Given request: Leave out the pictures and copy everything else below exactly.

Recorded information:
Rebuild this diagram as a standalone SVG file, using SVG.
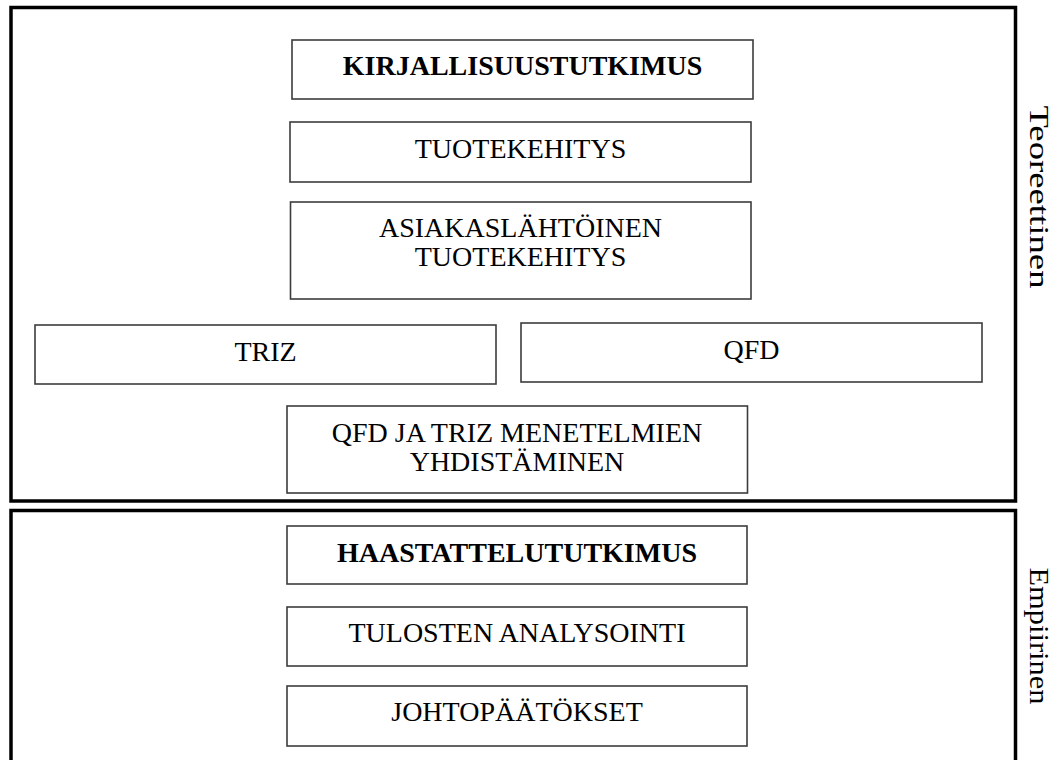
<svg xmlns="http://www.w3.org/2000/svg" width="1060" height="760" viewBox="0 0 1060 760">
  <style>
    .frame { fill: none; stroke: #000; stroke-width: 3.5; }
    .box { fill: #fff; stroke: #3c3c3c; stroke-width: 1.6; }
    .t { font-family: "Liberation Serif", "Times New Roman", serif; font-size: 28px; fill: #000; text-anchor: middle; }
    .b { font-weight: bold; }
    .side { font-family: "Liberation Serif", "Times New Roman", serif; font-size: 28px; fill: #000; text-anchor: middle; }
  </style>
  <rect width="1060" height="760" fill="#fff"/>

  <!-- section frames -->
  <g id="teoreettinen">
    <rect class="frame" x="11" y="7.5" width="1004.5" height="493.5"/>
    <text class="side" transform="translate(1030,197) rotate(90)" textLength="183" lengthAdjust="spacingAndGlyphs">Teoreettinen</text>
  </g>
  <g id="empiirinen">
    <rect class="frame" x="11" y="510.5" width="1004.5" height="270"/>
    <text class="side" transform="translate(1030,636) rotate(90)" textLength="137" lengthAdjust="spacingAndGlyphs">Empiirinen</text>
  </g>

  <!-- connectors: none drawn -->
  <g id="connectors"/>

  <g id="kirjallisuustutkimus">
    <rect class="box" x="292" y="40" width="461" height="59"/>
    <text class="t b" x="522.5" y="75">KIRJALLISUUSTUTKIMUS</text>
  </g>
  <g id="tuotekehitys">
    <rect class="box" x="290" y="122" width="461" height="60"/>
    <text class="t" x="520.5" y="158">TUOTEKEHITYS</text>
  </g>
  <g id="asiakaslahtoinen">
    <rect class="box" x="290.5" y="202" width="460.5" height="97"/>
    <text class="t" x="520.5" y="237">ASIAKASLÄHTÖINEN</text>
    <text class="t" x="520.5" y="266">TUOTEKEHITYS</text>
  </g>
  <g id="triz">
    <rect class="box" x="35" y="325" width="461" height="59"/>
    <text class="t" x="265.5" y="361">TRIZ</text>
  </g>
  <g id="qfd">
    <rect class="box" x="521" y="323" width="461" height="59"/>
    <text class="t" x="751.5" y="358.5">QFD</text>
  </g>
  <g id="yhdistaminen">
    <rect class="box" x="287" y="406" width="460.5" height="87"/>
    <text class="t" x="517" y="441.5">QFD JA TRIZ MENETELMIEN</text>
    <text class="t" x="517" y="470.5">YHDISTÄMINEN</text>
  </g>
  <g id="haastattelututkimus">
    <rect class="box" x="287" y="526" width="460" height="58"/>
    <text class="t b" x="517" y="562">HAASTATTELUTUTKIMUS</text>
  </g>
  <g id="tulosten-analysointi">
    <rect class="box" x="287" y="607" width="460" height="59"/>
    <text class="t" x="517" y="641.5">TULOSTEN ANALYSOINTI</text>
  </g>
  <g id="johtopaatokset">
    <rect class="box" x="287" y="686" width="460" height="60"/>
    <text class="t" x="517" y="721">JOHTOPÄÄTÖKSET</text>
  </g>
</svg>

Task solution:
Rebuild this diagram as a standalone SVG file, using SVG.
<svg xmlns="http://www.w3.org/2000/svg" width="1060" height="760" viewBox="0 0 1060 760">
  <style>
    .frame { fill: none; stroke: #000; stroke-width: 3.5; }
    .box { fill: #fff; stroke: #3c3c3c; stroke-width: 1.6; }
    .t { font-family: "Liberation Serif", "Times New Roman", serif; font-size: 28px; fill: #000; text-anchor: middle; }
    .b { font-weight: bold; }
    .side { font-family: "Liberation Serif", "Times New Roman", serif; font-size: 28px; fill: #000; text-anchor: middle; }
  </style>
  <rect width="1060" height="760" fill="#fff"/>

  <!-- section frames -->
  <g id="teoreettinen">
    <rect class="frame" x="11" y="7.5" width="1004.5" height="493.5"/>
    <text class="side" transform="translate(1030,197) rotate(90)" textLength="183" lengthAdjust="spacingAndGlyphs">Teoreettinen</text>
  </g>
  <g id="empiirinen">
    <rect class="frame" x="11" y="510.5" width="1004.5" height="270"/>
    <text class="side" transform="translate(1030,636) rotate(90)" textLength="137" lengthAdjust="spacingAndGlyphs">Empiirinen</text>
  </g>

  <!-- connectors: none drawn -->
  <g id="connectors"/>

  <g id="kirjallisuustutkimus">
    <rect class="box" x="292" y="40" width="461" height="59"/>
    <text class="t b" x="522.5" y="75">KIRJALLISUUSTUTKIMUS</text>
  </g>
  <g id="tuotekehitys">
    <rect class="box" x="290" y="122" width="461" height="60"/>
    <text class="t" x="520.5" y="158">TUOTEKEHITYS</text>
  </g>
  <g id="asiakaslahtoinen">
    <rect class="box" x="290.5" y="202" width="460.5" height="97"/>
    <text class="t" x="520.5" y="237">ASIAKASLÄHTÖINEN</text>
    <text class="t" x="520.5" y="266">TUOTEKEHITYS</text>
  </g>
  <g id="triz">
    <rect class="box" x="35" y="325" width="461" height="59"/>
    <text class="t" x="265.5" y="361">TRIZ</text>
  </g>
  <g id="qfd">
    <rect class="box" x="521" y="323" width="461" height="59"/>
    <text class="t" x="751.5" y="358.5">QFD</text>
  </g>
  <g id="yhdistaminen">
    <rect class="box" x="287" y="406" width="460.5" height="87"/>
    <text class="t" x="517" y="441.5">QFD JA TRIZ MENETELMIEN</text>
    <text class="t" x="517" y="470.5">YHDISTÄMINEN</text>
  </g>
  <g id="haastattelututkimus">
    <rect class="box" x="287" y="526" width="460" height="58"/>
    <text class="t b" x="517" y="562">HAASTATTELUTUTKIMUS</text>
  </g>
  <g id="tulosten-analysointi">
    <rect class="box" x="287" y="607" width="460" height="59"/>
    <text class="t" x="517" y="641.5">TULOSTEN ANALYSOINTI</text>
  </g>
  <g id="johtopaatokset">
    <rect class="box" x="287" y="686" width="460" height="60"/>
    <text class="t" x="517" y="721">JOHTOPÄÄTÖKSET</text>
  </g>
</svg>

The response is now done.